● SUPPLIED MATERIAL:

● ● ● ●

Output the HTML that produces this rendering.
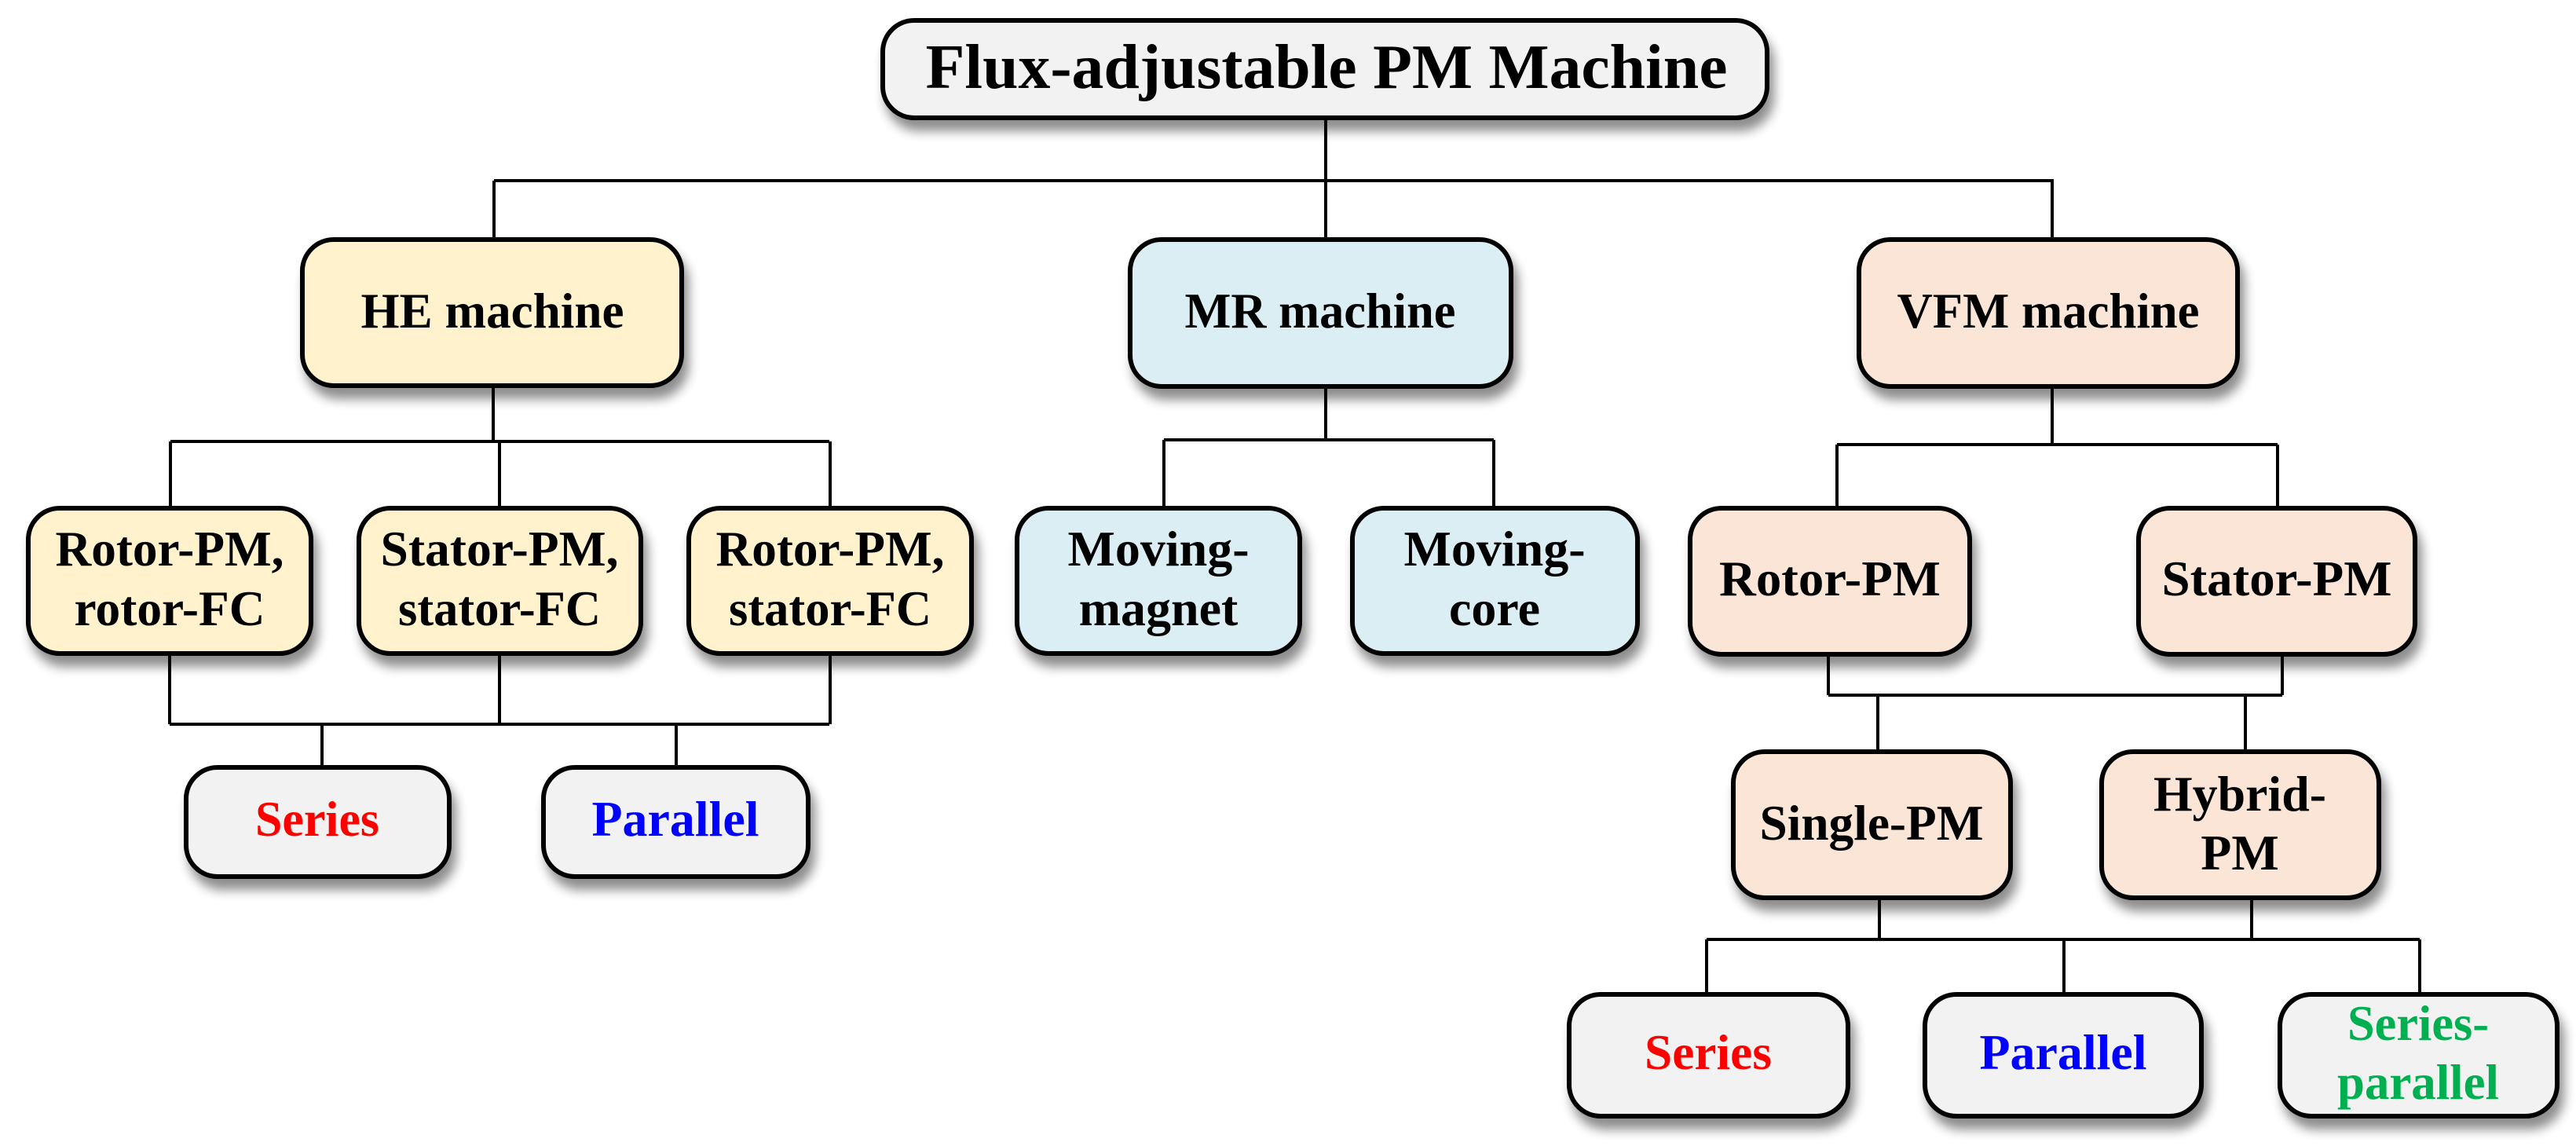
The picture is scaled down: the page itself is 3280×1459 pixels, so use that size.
<!DOCTYPE html>
<html><head><meta charset="utf-8"><style>
html,body{margin:0;padding:0;background:#fff;}
svg{display:block;}
text{font-family:"Liberation Serif",serif;font-weight:bold;font-size:64px;text-anchor:middle;}
</style></head><body>
<svg width="3280" height="1459" viewBox="0 0 3280 1459" xmlns="http://www.w3.org/2000/svg">
<defs>
<filter id="sh" x="-10%" y="-10%" width="130%" height="140%">
<feGaussianBlur in="SourceAlpha" stdDeviation="7"/>
<feOffset dx="6" dy="14" result="b"/>
<feComponentTransfer><feFuncA type="linear" slope="0.45"/></feComponentTransfer>
<feMerge><feMergeNode/><feMergeNode in="SourceGraphic"/></feMerge>
</filter>
</defs>
<g stroke="#000" stroke-width="4" fill="none">
<!-- top -->
<path d="M1688 150V230M629 230H2615M629 230V305M1688 230V304M2613 230V304"/>
<!-- HE -->
<path d="M628 491V562M217 562H1056M217 562V647M636 562V647M1057 562V647"/>
<path d="M216 832V922M636 832V922M1057 832V922M216 922H1056M410 922V977M861 922V977"/>
<!-- MR -->
<path d="M1688 492V560M1482 560H1902M1482 560V647M1902 560V647"/>
<!-- VFM -->
<path d="M2613 492V566M2339 566H2900M2339 566V647M2900 566V647"/>
<path d="M2328 833V885M2906 833V885M2328 885H2906M2391 885V957M2859 885V957"/>
<path d="M2393 1143V1196M2867 1143V1196M2173 1196H3081M2173 1196V1266M2628 1196V1266M3081 1196V1266"/>
</g>
<g stroke="#000" stroke-width="6" filter="url(#sh)">
<rect x="1124" y="26" width="1126" height="124" rx="40" fill="#f2f2f2"/>
<rect x="385" y="305" width="483" height="186" rx="40" fill="#fff2cc"/>
<rect x="1439" y="305" width="485" height="187" rx="40" fill="#dbeef4"/>
<rect x="2367" y="305" width="482" height="187" rx="40" fill="#fbe5d6"/>
<rect x="36" y="647" width="360" height="185" rx="40" fill="#fff2cc"/>
<rect x="457" y="647" width="359" height="185" rx="40" fill="#fff2cc"/>
<rect x="877" y="647" width="360" height="185" rx="40" fill="#fff2cc"/>
<rect x="1295" y="647" width="360" height="185" rx="40" fill="#dbeef4"/>
<rect x="1722" y="647" width="363" height="185" rx="40" fill="#dbeef4"/>
<rect x="2152" y="647" width="356" height="186" rx="40" fill="#fbe5d6"/>
<rect x="2723" y="647" width="352" height="186" rx="40" fill="#fbe5d6"/>
<rect x="2207" y="957" width="353" height="186" rx="40" fill="#fbe5d6"/>
<rect x="2676" y="957" width="353" height="186" rx="40" fill="#fbe5d6"/>
<rect x="237" y="977" width="335" height="139" rx="40" fill="#f2f2f2"/>
<rect x="692" y="977" width="337" height="139" rx="40" fill="#f2f2f2"/>
<rect x="1998" y="1266" width="355" height="155" rx="40" fill="#f2f2f2"/>
<rect x="2451" y="1266" width="352" height="155" rx="40" fill="#f2f2f2"/>
<rect x="2903" y="1266" width="353" height="155" rx="40" fill="#f2f2f2"/>
</g>
<g fill="#000">
<text x="1689" y="112" style="font-size:80px" textLength="1021" lengthAdjust="spacingAndGlyphs">Flux-adjustable PM Machine</text>
<text x="627" y="417" textLength="335" lengthAdjust="spacingAndGlyphs">HE machine</text>
<text x="1681" y="417" textLength="345" lengthAdjust="spacingAndGlyphs">MR machine</text>
<text x="2608" y="417" textLength="385" lengthAdjust="spacingAndGlyphs">VFM machine</text>
<text x="216" y="720" textLength="291" lengthAdjust="spacingAndGlyphs">Rotor-PM,</text>
<text x="216" y="796" textLength="243" lengthAdjust="spacingAndGlyphs">rotor-FC</text>
<text x="636" y="720" textLength="303" lengthAdjust="spacingAndGlyphs">Stator-PM,</text>
<text x="636" y="796" textLength="258" lengthAdjust="spacingAndGlyphs">stator-FC</text>
<text x="1057" y="720" textLength="291" lengthAdjust="spacingAndGlyphs">Rotor-PM,</text>
<text x="1057" y="796" textLength="258" lengthAdjust="spacingAndGlyphs">stator-FC</text>
<text x="1475" y="720">Moving-</text>
<text x="1475" y="796">magnet</text>
<text x="1903" y="720">Moving-</text>
<text x="1903" y="796">core</text>
<text x="2330" y="758" textLength="282" lengthAdjust="spacingAndGlyphs">Rotor-PM</text>
<text x="2899" y="758" textLength="293" lengthAdjust="spacingAndGlyphs">Stator-PM</text>
<text x="2383" y="1069" textLength="285" lengthAdjust="spacingAndGlyphs">Single-PM</text>
<text x="2852" y="1032" textLength="220" lengthAdjust="spacingAndGlyphs">Hybrid-</text>
<text x="2852" y="1107">PM</text>
</g>
<text x="404" y="1064" fill="#ff0000" textLength="158" lengthAdjust="spacingAndGlyphs">Series</text>
<text x="860" y="1064" fill="#0000ff" textLength="213" lengthAdjust="spacingAndGlyphs">Parallel</text>
<text x="2175" y="1361" fill="#ff0000" textLength="162" lengthAdjust="spacingAndGlyphs">Series</text>
<text x="2627" y="1361" fill="#0000ff" textLength="213" lengthAdjust="spacingAndGlyphs">Parallel</text>
<text x="3079" y="1324" fill="#00b050" textLength="180" lengthAdjust="spacingAndGlyphs">Series-</text>
<text x="3079" y="1399" fill="#00b050" textLength="206" lengthAdjust="spacingAndGlyphs">parallel</text>
</svg>
</body></html>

● ● ● ●

● TASK DIRECTIONS: Omit pictures; set down the rest of the material word for word.

● SOLUTION FOR THIS TASK:
Output the HTML that produces this rendering.
The picture is scaled down: the page itself is 3280×1459 pixels, so use that size.
<!DOCTYPE html>
<html><head><meta charset="utf-8"><style>
html,body{margin:0;padding:0;background:#fff;}
svg{display:block;}
text{font-family:"Liberation Serif",serif;font-weight:bold;font-size:64px;text-anchor:middle;}
</style></head><body>
<svg width="3280" height="1459" viewBox="0 0 3280 1459" xmlns="http://www.w3.org/2000/svg">
<defs>
<filter id="sh" x="-10%" y="-10%" width="130%" height="140%">
<feGaussianBlur in="SourceAlpha" stdDeviation="7"/>
<feOffset dx="6" dy="14" result="b"/>
<feComponentTransfer><feFuncA type="linear" slope="0.45"/></feComponentTransfer>
<feMerge><feMergeNode/><feMergeNode in="SourceGraphic"/></feMerge>
</filter>
</defs>
<g stroke="#000" stroke-width="4" fill="none">
<!-- top -->
<path d="M1688 150V230M629 230H2615M629 230V305M1688 230V304M2613 230V304"/>
<!-- HE -->
<path d="M628 491V562M217 562H1056M217 562V647M636 562V647M1057 562V647"/>
<path d="M216 832V922M636 832V922M1057 832V922M216 922H1056M410 922V977M861 922V977"/>
<!-- MR -->
<path d="M1688 492V560M1482 560H1902M1482 560V647M1902 560V647"/>
<!-- VFM -->
<path d="M2613 492V566M2339 566H2900M2339 566V647M2900 566V647"/>
<path d="M2328 833V885M2906 833V885M2328 885H2906M2391 885V957M2859 885V957"/>
<path d="M2393 1143V1196M2867 1143V1196M2173 1196H3081M2173 1196V1266M2628 1196V1266M3081 1196V1266"/>
</g>
<g stroke="#000" stroke-width="6" filter="url(#sh)">
<rect x="1124" y="26" width="1126" height="124" rx="40" fill="#f2f2f2"/>
<rect x="385" y="305" width="483" height="186" rx="40" fill="#fff2cc"/>
<rect x="1439" y="305" width="485" height="187" rx="40" fill="#dbeef4"/>
<rect x="2367" y="305" width="482" height="187" rx="40" fill="#fbe5d6"/>
<rect x="36" y="647" width="360" height="185" rx="40" fill="#fff2cc"/>
<rect x="457" y="647" width="359" height="185" rx="40" fill="#fff2cc"/>
<rect x="877" y="647" width="360" height="185" rx="40" fill="#fff2cc"/>
<rect x="1295" y="647" width="360" height="185" rx="40" fill="#dbeef4"/>
<rect x="1722" y="647" width="363" height="185" rx="40" fill="#dbeef4"/>
<rect x="2152" y="647" width="356" height="186" rx="40" fill="#fbe5d6"/>
<rect x="2723" y="647" width="352" height="186" rx="40" fill="#fbe5d6"/>
<rect x="2207" y="957" width="353" height="186" rx="40" fill="#fbe5d6"/>
<rect x="2676" y="957" width="353" height="186" rx="40" fill="#fbe5d6"/>
<rect x="237" y="977" width="335" height="139" rx="40" fill="#f2f2f2"/>
<rect x="692" y="977" width="337" height="139" rx="40" fill="#f2f2f2"/>
<rect x="1998" y="1266" width="355" height="155" rx="40" fill="#f2f2f2"/>
<rect x="2451" y="1266" width="352" height="155" rx="40" fill="#f2f2f2"/>
<rect x="2903" y="1266" width="353" height="155" rx="40" fill="#f2f2f2"/>
</g>
<g fill="#000">
<text x="1689" y="112" style="font-size:80px" textLength="1021" lengthAdjust="spacingAndGlyphs">Flux-adjustable PM Machine</text>
<text x="627" y="417" textLength="335" lengthAdjust="spacingAndGlyphs">HE machine</text>
<text x="1681" y="417" textLength="345" lengthAdjust="spacingAndGlyphs">MR machine</text>
<text x="2608" y="417" textLength="385" lengthAdjust="spacingAndGlyphs">VFM machine</text>
<text x="216" y="720" textLength="291" lengthAdjust="spacingAndGlyphs">Rotor-PM,</text>
<text x="216" y="796" textLength="243" lengthAdjust="spacingAndGlyphs">rotor-FC</text>
<text x="636" y="720" textLength="303" lengthAdjust="spacingAndGlyphs">Stator-PM,</text>
<text x="636" y="796" textLength="258" lengthAdjust="spacingAndGlyphs">stator-FC</text>
<text x="1057" y="720" textLength="291" lengthAdjust="spacingAndGlyphs">Rotor-PM,</text>
<text x="1057" y="796" textLength="258" lengthAdjust="spacingAndGlyphs">stator-FC</text>
<text x="1475" y="720">Moving-</text>
<text x="1475" y="796">magnet</text>
<text x="1903" y="720">Moving-</text>
<text x="1903" y="796">core</text>
<text x="2330" y="758" textLength="282" lengthAdjust="spacingAndGlyphs">Rotor-PM</text>
<text x="2899" y="758" textLength="293" lengthAdjust="spacingAndGlyphs">Stator-PM</text>
<text x="2383" y="1069" textLength="285" lengthAdjust="spacingAndGlyphs">Single-PM</text>
<text x="2852" y="1032" textLength="220" lengthAdjust="spacingAndGlyphs">Hybrid-</text>
<text x="2852" y="1107">PM</text>
</g>
<text x="404" y="1064" fill="#ff0000" textLength="158" lengthAdjust="spacingAndGlyphs">Series</text>
<text x="860" y="1064" fill="#0000ff" textLength="213" lengthAdjust="spacingAndGlyphs">Parallel</text>
<text x="2175" y="1361" fill="#ff0000" textLength="162" lengthAdjust="spacingAndGlyphs">Series</text>
<text x="2627" y="1361" fill="#0000ff" textLength="213" lengthAdjust="spacingAndGlyphs">Parallel</text>
<text x="3079" y="1324" fill="#00b050" textLength="180" lengthAdjust="spacingAndGlyphs">Series-</text>
<text x="3079" y="1399" fill="#00b050" textLength="206" lengthAdjust="spacingAndGlyphs">parallel</text>
</svg>
</body></html>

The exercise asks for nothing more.